Scaffolds of the cell Flashcards
What are the 3 major components of the cytoskeleton?
Actin microfilaments
Tubulin microtubules
Intermediate filaments.
All filaments are made from smaller subunits.
The cytoskeleton is dynamic.
What are the roles of microtubules in cells?
Maintenance of cell shape.
Swimming and surface movement of fluids - cilia.
Formation of mitotic spindle.
Tracks for movement of vesicle, organelles, proteins.
What are microtubules made from?
Made from the protein tubulin.
Tubulin is a dimer of 100kDa made from a and B subunits.
What is the structure of tubulin?
3 a- genes and 8 B-genes.
Each tubulin can bind 2 GTP molecules (1 in each subunit).
Only the GTP on the B-tubulin is hydrolysed, giving the dimer polarity.
What is the structure of microtubules?
The dimers can assemble in head-to-tail fashion due to its polarity, and forms protofilaments.
13 protofilaments form in a ring structure to form a hollow microtubule.
Where else does polarity come from in microtubules?
There is a slight shift in alignment of protofilaments, because they are not lined up exactly.
What is the polymerisation of microtubules?
Tublin monomers form dimers.
Dimers polymerise into oligomers.
Oligomers grow into linear protofilaments and microtubules.
Microtubules elongate by reversibly adding dimers.
Why is there a lag at the start of polymerisation?

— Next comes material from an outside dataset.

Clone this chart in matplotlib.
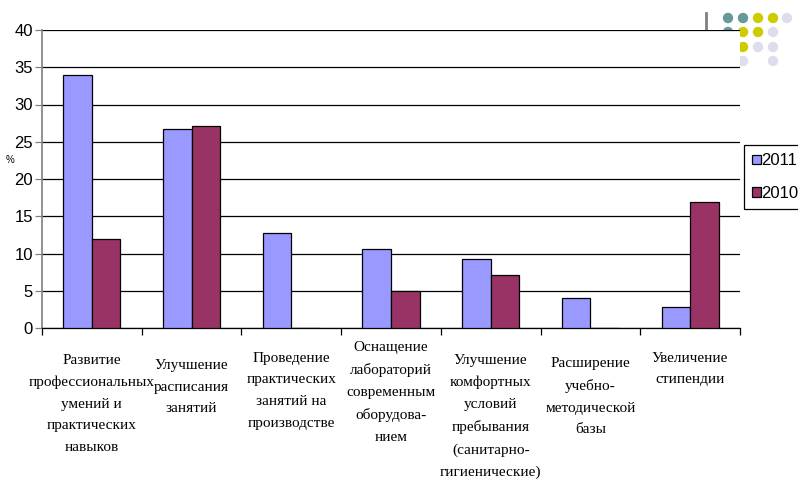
import numpy as np
import matplotlib
matplotlib.use('Agg')
from matplotlib import pyplot as plt
from matplotlib.patches import Circle
from matplotlib import transforms

# data
categories = [
	'Развитие\nпрофессиональных\nумений и\nпрактических\nнавыков',
	'Улучшение\nрасписания\nзанятий',
	'Проведение\nпрактических\nзанятий на\nпроизводстве',
	'Оснащение\nлабораторий\nсовременным\nоборудова-\nнием',
	'Улучшение\nкомфортных\nусловий\nпребывания\n(санитарно-\nгигиенические)',
	'Расширение\nучебно-\nметодической\nбазы',
	'Увеличение\nстипендии',
]
values_2011 = [34, 26.7, 12.8, 10.6, 9.3, 4.0, 2.8]
values_2010 = [12, 27.1, 0, 5.0, 7.1, 0, 16.9]
series_names = ['2011', '2010']
yticks = [0, 5, 10, 15, 20, 25, 30, 35, 40]

# label nudges (pixels below axis) to mimic the slide layout
label_drop = [26, 31, 24, 13, 26, 29, 24]

col_2011 = '#9999FF'
col_2010 = '#993366'
num_font = ['Liberation Sans', 'DejaVu Sans']
cat_font = ['Liberation Serif', 'DejaVu Serif']

fig = plt.figure(figsize=(7.98, 4.96), dpi=100)
fig.patch.set_facecolor('white')

# decorative dots in the corner (drawn behind the chart)
deco = fig.add_axes([0, 0, 1, 1], zorder=0)
deco.set_xlim(0, 798)
deco.set_ylim(496, 0)
deco.axis('off')
dot_x = [728, 743, 758, 773, 787, 728, 743, 758, 773, 743, 758, 773, 743, 773]
dot_y = [18, 18, 18, 18, 18, 32, 32, 32, 32, 47, 47, 47, 61, 61]
dot_c = ['#669999', '#669999', '#CCCC00', '#CCCC00', '#DDDDEE',
	'#669999', '#CCCC00', '#CCCC00', '#DDDDEE',
	'#CCCC00', '#DDDDEE', '#DDDDEE',
	'#DDDDEE', '#DDDDEE']
for x, y, c in zip(dot_x, dot_y, dot_c):
	deco.add_patch(Circle((x, y), 5.2, color=c, lw=0))
deco.plot([705.7, 705.7], [13, 29.5], color='#808080', lw=2)

ax = fig.add_axes([42/798, 1-328/496, 698/798, 298/496], zorder=1)
ax.set_facecolor('white')

x = np.arange(len(categories))
w = 0.287
ax.bar(x - w/2, values_2011, w, color=col_2011, edgecolor='black', linewidth=0.9, label=series_names[0], zorder=3)
ax.bar(x + w/2, values_2010, w, color=col_2010, edgecolor='black', linewidth=0.9, label=series_names[1], zorder=3)

ax.set_xlim(-0.5, len(categories) - 0.5)
ax.set_ylim(0, 40)
ax.set_yticks(yticks)
ax.set_yticklabels([str(t) for t in yticks], fontfamily=num_font, fontsize=12)
ax.yaxis.grid(True, color='black', linewidth=0.9, zorder=0)
ax.set_axisbelow(True)
ax.tick_params(axis='y', direction='out', length=5, width=0.9, color='#808080', pad=1.5)

ax.set_xticks(np.arange(len(categories) + 1) - 0.5)
ax.set_xticklabels([])
ax.tick_params(axis='x', direction='out', length=5, width=0.9, color='black')

for s in ['top', 'right']:
	ax.spines[s].set_visible(False)
ax.spines['left'].set_color('#808080')
ax.spines['left'].set_linewidth(1.2)
ax.spines['bottom'].set_color('black')
ax.spines['bottom'].set_linewidth(0.9)

for i, lab in enumerate(categories):
	tr = transforms.blended_transform_factory(ax.transData, ax.transAxes) + \
		transforms.ScaledTranslation(0, -label_drop[i]/100, fig.dpi_scale_trans)
	ax.text(i, 0, lab, transform=tr, ha='center', va='top', multialignment='center',
		fontfamily=cat_font, fontsize=11, linespacing=1.85)

fig.text(10/798, 1-160/496, '%', fontsize=7, fontfamily=num_font, ha='center', va='center')

leg = ax.legend(loc='upper left', bbox_to_anchor=(744/798, 1-145/496), bbox_transform=fig.transFigure,
	frameon=True, fancybox=False, edgecolor='black', framealpha=1, borderpad=0.5,
	handlelength=0.5, handleheight=0.5, handletextpad=0.05, labelspacing=1.05,
	prop={'family': num_font, 'size': 12}, borderaxespad=0)
leg.get_frame().set_linewidth(0.9)

fig.savefig('out.png', dpi=100)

Initial forming of a- and b- dimers to form oligomers is rate limiting.
Once the core oligomers form, it forms a nucleus which the rest of the microtubule rapidly forms from.
Why is the MTOC important?
Microtubule organising centre contains pre-formed microtubule rings of oligomers.

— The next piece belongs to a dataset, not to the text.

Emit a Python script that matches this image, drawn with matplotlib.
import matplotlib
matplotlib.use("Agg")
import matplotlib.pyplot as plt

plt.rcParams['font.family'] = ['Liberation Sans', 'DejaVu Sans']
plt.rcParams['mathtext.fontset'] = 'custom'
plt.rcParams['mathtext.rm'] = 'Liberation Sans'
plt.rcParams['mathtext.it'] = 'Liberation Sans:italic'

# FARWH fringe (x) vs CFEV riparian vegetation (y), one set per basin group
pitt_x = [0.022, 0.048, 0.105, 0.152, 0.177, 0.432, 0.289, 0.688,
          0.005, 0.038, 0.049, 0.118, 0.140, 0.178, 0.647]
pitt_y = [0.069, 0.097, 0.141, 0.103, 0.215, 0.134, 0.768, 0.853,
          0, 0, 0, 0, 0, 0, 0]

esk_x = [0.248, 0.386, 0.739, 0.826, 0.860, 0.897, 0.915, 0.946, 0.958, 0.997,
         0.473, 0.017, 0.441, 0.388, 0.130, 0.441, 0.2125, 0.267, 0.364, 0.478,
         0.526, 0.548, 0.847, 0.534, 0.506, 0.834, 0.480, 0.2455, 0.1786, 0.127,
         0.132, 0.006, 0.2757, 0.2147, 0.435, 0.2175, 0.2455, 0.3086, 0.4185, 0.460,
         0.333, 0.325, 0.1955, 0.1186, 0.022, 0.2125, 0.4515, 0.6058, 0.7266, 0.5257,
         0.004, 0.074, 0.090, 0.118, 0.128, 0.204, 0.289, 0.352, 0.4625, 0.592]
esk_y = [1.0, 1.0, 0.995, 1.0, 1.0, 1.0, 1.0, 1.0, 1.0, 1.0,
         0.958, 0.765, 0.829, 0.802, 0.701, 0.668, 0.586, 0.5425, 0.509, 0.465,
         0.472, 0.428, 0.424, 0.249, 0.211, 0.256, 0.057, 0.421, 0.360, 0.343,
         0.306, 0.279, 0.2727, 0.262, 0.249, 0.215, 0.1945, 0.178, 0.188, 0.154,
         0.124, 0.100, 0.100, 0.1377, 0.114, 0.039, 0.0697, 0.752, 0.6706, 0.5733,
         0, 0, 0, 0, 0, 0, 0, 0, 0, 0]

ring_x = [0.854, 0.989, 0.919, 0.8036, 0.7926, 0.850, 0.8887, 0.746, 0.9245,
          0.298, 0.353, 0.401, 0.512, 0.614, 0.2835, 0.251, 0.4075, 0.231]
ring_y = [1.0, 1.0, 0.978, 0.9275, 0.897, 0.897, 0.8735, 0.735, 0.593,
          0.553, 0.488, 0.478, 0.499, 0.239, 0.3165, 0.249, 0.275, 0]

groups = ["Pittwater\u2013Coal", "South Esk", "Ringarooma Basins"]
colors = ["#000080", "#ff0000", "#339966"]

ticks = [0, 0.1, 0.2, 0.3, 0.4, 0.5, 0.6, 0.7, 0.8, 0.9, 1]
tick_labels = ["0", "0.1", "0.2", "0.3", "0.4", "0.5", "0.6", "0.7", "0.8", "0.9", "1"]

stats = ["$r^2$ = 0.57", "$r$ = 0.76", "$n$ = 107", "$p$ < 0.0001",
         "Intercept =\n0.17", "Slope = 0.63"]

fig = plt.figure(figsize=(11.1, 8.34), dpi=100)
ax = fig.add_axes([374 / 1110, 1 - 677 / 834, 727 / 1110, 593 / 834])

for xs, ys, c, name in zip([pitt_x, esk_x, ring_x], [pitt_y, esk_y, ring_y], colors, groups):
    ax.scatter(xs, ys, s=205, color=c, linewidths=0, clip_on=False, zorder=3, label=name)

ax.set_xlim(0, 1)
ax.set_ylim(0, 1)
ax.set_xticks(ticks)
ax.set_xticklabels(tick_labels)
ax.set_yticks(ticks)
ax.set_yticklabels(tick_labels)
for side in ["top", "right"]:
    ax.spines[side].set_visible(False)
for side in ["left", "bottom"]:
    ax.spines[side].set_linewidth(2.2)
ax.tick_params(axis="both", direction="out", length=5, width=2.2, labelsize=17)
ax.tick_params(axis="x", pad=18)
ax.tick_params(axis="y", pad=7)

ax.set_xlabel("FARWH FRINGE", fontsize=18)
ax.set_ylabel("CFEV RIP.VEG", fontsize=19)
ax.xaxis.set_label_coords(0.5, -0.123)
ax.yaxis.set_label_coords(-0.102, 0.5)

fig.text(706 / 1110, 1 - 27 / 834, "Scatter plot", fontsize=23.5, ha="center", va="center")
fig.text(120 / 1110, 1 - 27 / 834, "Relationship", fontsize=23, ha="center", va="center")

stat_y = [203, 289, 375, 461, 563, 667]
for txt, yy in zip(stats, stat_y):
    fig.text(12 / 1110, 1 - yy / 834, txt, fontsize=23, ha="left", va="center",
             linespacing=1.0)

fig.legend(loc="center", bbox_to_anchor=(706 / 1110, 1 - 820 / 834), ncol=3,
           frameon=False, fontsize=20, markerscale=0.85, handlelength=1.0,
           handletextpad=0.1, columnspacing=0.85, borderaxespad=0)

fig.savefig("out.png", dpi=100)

So the cell can very quickly grow microtubules when needed.
What is dynamic instability?
Microtubules may grow steadily, and then shrink rapidly by loss of tubulin dimers from the positive end - the catastrophe.
This happens when GTP is hydrolysed to GDP.
Why is GTP hydrolysis important?
It means the cell can rapidly turnover old filaments by hydrolysing the GTP to GDP, which causes the microtubule to be unstable.
What are the classes of microtubules binding drugs?
Tubulin dimer binding
Tubulin polymer binding
What are tubulin dimer binding drugs?
Drugs bind to dimer and prevent polymerisation.
e.g. Colchine, Vinblastine, Nocodazole
What are tubulin polymer binding drugs?
e.g. Taxol, can bind to polymer, and stabilises the microtubule and stops it falling apart, and being turned over.
What is the use of Taxol in disease?
Taxol targets some cancers such as ovarian and breast, by targeting the mitotic spindles and preventing them from forming.